Recorded data:

-=-=-

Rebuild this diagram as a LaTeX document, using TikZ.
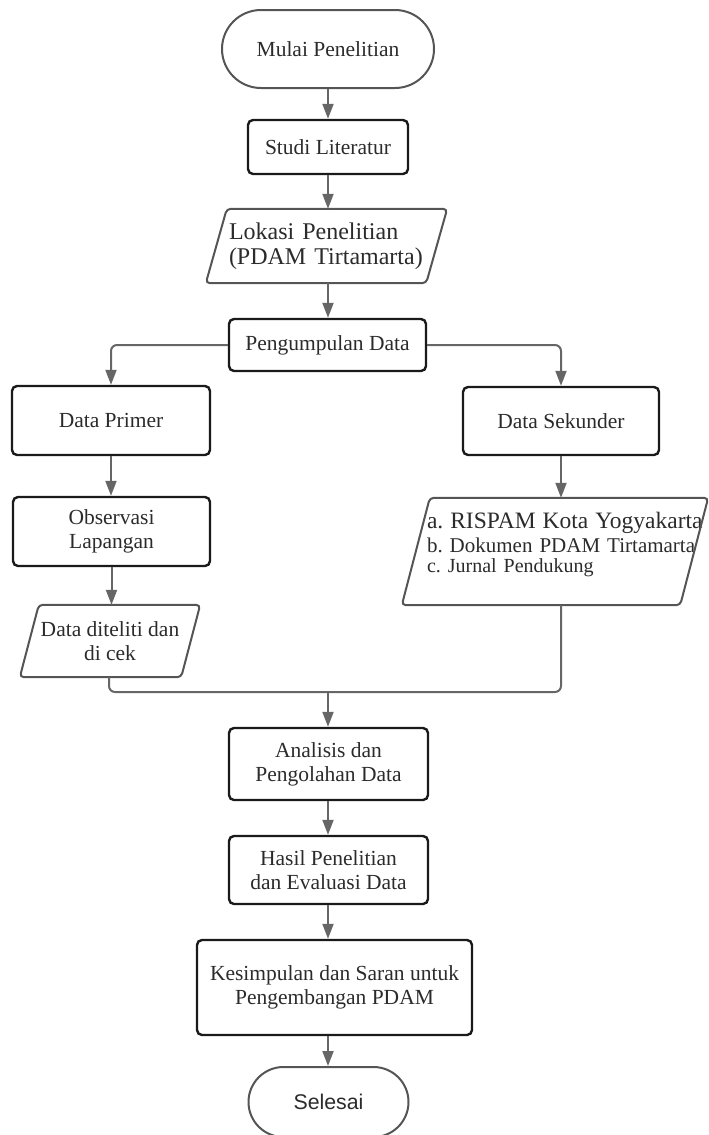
\documentclass[tikz,border=0pt]{standalone}
\usepackage{fontspec}
\setmainfont{Liberation Serif}
\newfontfamily\selfont{Liberation Sans}
\usetikzlibrary{arrows.meta,calc,shapes.misc}
\definecolor{lineg}{HTML}{666666}
\definecolor{txt}{HTML}{2B2B2B}
\definecolor{edge}{HTML}{1A1A1A}
\definecolor{termedge}{HTML}{555555}
\tikzset{
  base/.style={text=txt,font=\fontsize{21.5}{24}\selectfont\frenchspacing,align=center,inner sep=0pt},
  box/.style={base,draw=edge,line width=2.4pt,rounded corners=5pt},
  term/.style={base,draw=termedge,line width=2pt,rounded rectangle},
  para/.style={base},
  parab/.style={draw=termedge,line width=2pt,rounded corners=4pt},
  conn/.style={draw=lineg,line width=2pt,rounded corners=6pt,-{Triangle[length=15pt,width=11pt]}},
  link/.style={draw=lineg,line width=2pt,rounded corners=6pt},
}
\newcommand{\drawpara}[2]{%
  \draw[parab] ($(#1.north west)+(#2,0)$) -- (#1.north east) -- ($(#1.south east)-(#2,0)$) -- (#1.south west) -- cycle;}
\begin{document}
\begin{tikzpicture}[x=1pt,y=-1pt]
\useasboundingbox (0,0) rectangle (709,1135);

\node[term,minimum width=212pt,minimum height=78pt] (mulai) at (328,49) {Mulai Penelitian};
\node[box,minimum width=160pt,minimum height=54pt] (studi) at (328,147) {Studi Literatur};
\node[para,minimum width=241pt,minimum height=74pt,text width=195pt,inner xsep=23pt,align=left,
      font=\fontsize{24}{25}\selectfont\frenchspacing] (lok) at (326.5,246)
      {\mbox{Lokasi Penelitian}\\\mbox{(PDAM Tirtamarta)}};
\drawpara{lok}{21}
\node[box,minimum width=197pt,minimum height=52pt] (peng) at (327.5,345) {Pengumpulan Data};
\node[box,minimum width=198pt,minimum height=69pt] (primer) at (111,420.5) {Data Primer};
\node[box,minimum width=196pt,minimum height=68pt] (sek) at (561,421) {Data Sekunder};
\node[box,minimum width=197pt,minimum height=69pt] (obs) at (111.5,531.5) {Observasi\\Lapangan};
\node[para,minimum width=180pt,minimum height=72pt] (dit) at (110,641) {Data diteliti dan\\di cek};
\drawpara{dit}{19}
\node[para,minimum width=306pt,minimum height=107pt,text width=256pt,inner xsep=25pt,align=left,
      font=\fontsize{21}{24}\selectfont\frenchspacing] (ris) at (555,551.5)
      {\mbox{\fontsize{23.5}{24}\selectfont a. RISPAM Kota Yogyakarta}\\
       \mbox{b. Dokumen PDAM Tirtamarta}\\[-4pt]
       \mbox{\fontsize{20}{21}\selectfont c. Jurnal Pendukung}\\[-6pt]\mbox{}};
\drawpara{ris}{28}
\node[box,minimum width=199pt,minimum height=72pt] (ana) at (328.5,764) {Analisis dan\\Pengolahan Data};
\node[box,minimum width=199pt,minimum height=68pt] (has) at (328.5,870) {Hasil Penelitian\\dan Evaluasi Data};
\node[box,minimum width=275pt,minimum height=95pt] (kes) at (334.5,987.5) {Kesimpulan dan Saran untuk\\Pengembangan PDAM};
\node[term,minimum width=160pt,minimum height=70pt,font=\selfont\fontsize{21.3}{24}\selectfont] (sel) at (328.5,1102) {Selesai};

\coordinate (join) at (328,692);

\draw[conn] (mulai.south -| studi) -- (studi.north);
\draw[conn] (studi.south) -- (studi.south |- lok.north);
\draw[conn] (lok.south -| studi) -- (studi |- peng.north);
\draw[conn] (peng.west) -| (primer.north);
\draw[conn] (peng.east) -| (sek.north);
\draw[conn] (primer.south) -- (primer.south |- obs.north);
\draw[conn] (obs.south) -- (obs.south |- dit.north);
\draw[conn] (sek.south) -- (sek.south |- ris.north);
\draw[link] (dit.south -| 109,0) |- (join);
\draw[link] (ris.south -| sek) |- (join);
\draw[conn] (join) -- (join |- ana.north);
\draw[conn] (ana.south -| join) -- (join |- has.north);
\draw[conn] (has.south -| join) -- (join |- kes.north);
\draw[conn] (kes.south -| join) -- (join |- sel.north);
\end{tikzpicture}
\end{document}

-=-=-

Goal of the exercise: Copy all the lines of data exactly as they appear, dropping any images.

Solution to this problem:
Rebuild this diagram as a LaTeX document, using TikZ.
\documentclass[tikz,border=0pt]{standalone}
\usepackage{fontspec}
\setmainfont{Liberation Serif}
\newfontfamily\selfont{Liberation Sans}
\usetikzlibrary{arrows.meta,calc,shapes.misc}
\definecolor{lineg}{HTML}{666666}
\definecolor{txt}{HTML}{2B2B2B}
\definecolor{edge}{HTML}{1A1A1A}
\definecolor{termedge}{HTML}{555555}
\tikzset{
  base/.style={text=txt,font=\fontsize{21.5}{24}\selectfont\frenchspacing,align=center,inner sep=0pt},
  box/.style={base,draw=edge,line width=2.4pt,rounded corners=5pt},
  term/.style={base,draw=termedge,line width=2pt,rounded rectangle},
  para/.style={base},
  parab/.style={draw=termedge,line width=2pt,rounded corners=4pt},
  conn/.style={draw=lineg,line width=2pt,rounded corners=6pt,-{Triangle[length=15pt,width=11pt]}},
  link/.style={draw=lineg,line width=2pt,rounded corners=6pt},
}
\newcommand{\drawpara}[2]{%
  \draw[parab] ($(#1.north west)+(#2,0)$) -- (#1.north east) -- ($(#1.south east)-(#2,0)$) -- (#1.south west) -- cycle;}
\begin{document}
\begin{tikzpicture}[x=1pt,y=-1pt]
\useasboundingbox (0,0) rectangle (709,1135);

\node[term,minimum width=212pt,minimum height=78pt] (mulai) at (328,49) {Mulai Penelitian};
\node[box,minimum width=160pt,minimum height=54pt] (studi) at (328,147) {Studi Literatur};
\node[para,minimum width=241pt,minimum height=74pt,text width=195pt,inner xsep=23pt,align=left,
      font=\fontsize{24}{25}\selectfont\frenchspacing] (lok) at (326.5,246)
      {\mbox{Lokasi Penelitian}\\\mbox{(PDAM Tirtamarta)}};
\drawpara{lok}{21}
\node[box,minimum width=197pt,minimum height=52pt] (peng) at (327.5,345) {Pengumpulan Data};
\node[box,minimum width=198pt,minimum height=69pt] (primer) at (111,420.5) {Data Primer};
\node[box,minimum width=196pt,minimum height=68pt] (sek) at (561,421) {Data Sekunder};
\node[box,minimum width=197pt,minimum height=69pt] (obs) at (111.5,531.5) {Observasi\\Lapangan};
\node[para,minimum width=180pt,minimum height=72pt] (dit) at (110,641) {Data diteliti dan\\di cek};
\drawpara{dit}{19}
\node[para,minimum width=306pt,minimum height=107pt,text width=256pt,inner xsep=25pt,align=left,
      font=\fontsize{21}{24}\selectfont\frenchspacing] (ris) at (555,551.5)
      {\mbox{\fontsize{23.5}{24}\selectfont a. RISPAM Kota Yogyakarta}\\
       \mbox{b. Dokumen PDAM Tirtamarta}\\[-4pt]
       \mbox{\fontsize{20}{21}\selectfont c. Jurnal Pendukung}\\[-6pt]\mbox{}};
\drawpara{ris}{28}
\node[box,minimum width=199pt,minimum height=72pt] (ana) at (328.5,764) {Analisis dan\\Pengolahan Data};
\node[box,minimum width=199pt,minimum height=68pt] (has) at (328.5,870) {Hasil Penelitian\\dan Evaluasi Data};
\node[box,minimum width=275pt,minimum height=95pt] (kes) at (334.5,987.5) {Kesimpulan dan Saran untuk\\Pengembangan PDAM};
\node[term,minimum width=160pt,minimum height=70pt,font=\selfont\fontsize{21.3}{24}\selectfont] (sel) at (328.5,1102) {Selesai};

\coordinate (join) at (328,692);

\draw[conn] (mulai.south -| studi) -- (studi.north);
\draw[conn] (studi.south) -- (studi.south |- lok.north);
\draw[conn] (lok.south -| studi) -- (studi |- peng.north);
\draw[conn] (peng.west) -| (primer.north);
\draw[conn] (peng.east) -| (sek.north);
\draw[conn] (primer.south) -- (primer.south |- obs.north);
\draw[conn] (obs.south) -- (obs.south |- dit.north);
\draw[conn] (sek.south) -- (sek.south |- ris.north);
\draw[link] (dit.south -| 109,0) |- (join);
\draw[link] (ris.south -| sek) |- (join);
\draw[conn] (join) -- (join |- ana.north);
\draw[conn] (ana.south -| join) -- (join |- has.north);
\draw[conn] (has.south -| join) -- (join |- kes.north);
\draw[conn] (kes.south -| join) -- (join |- sel.north);
\end{tikzpicture}
\end{document}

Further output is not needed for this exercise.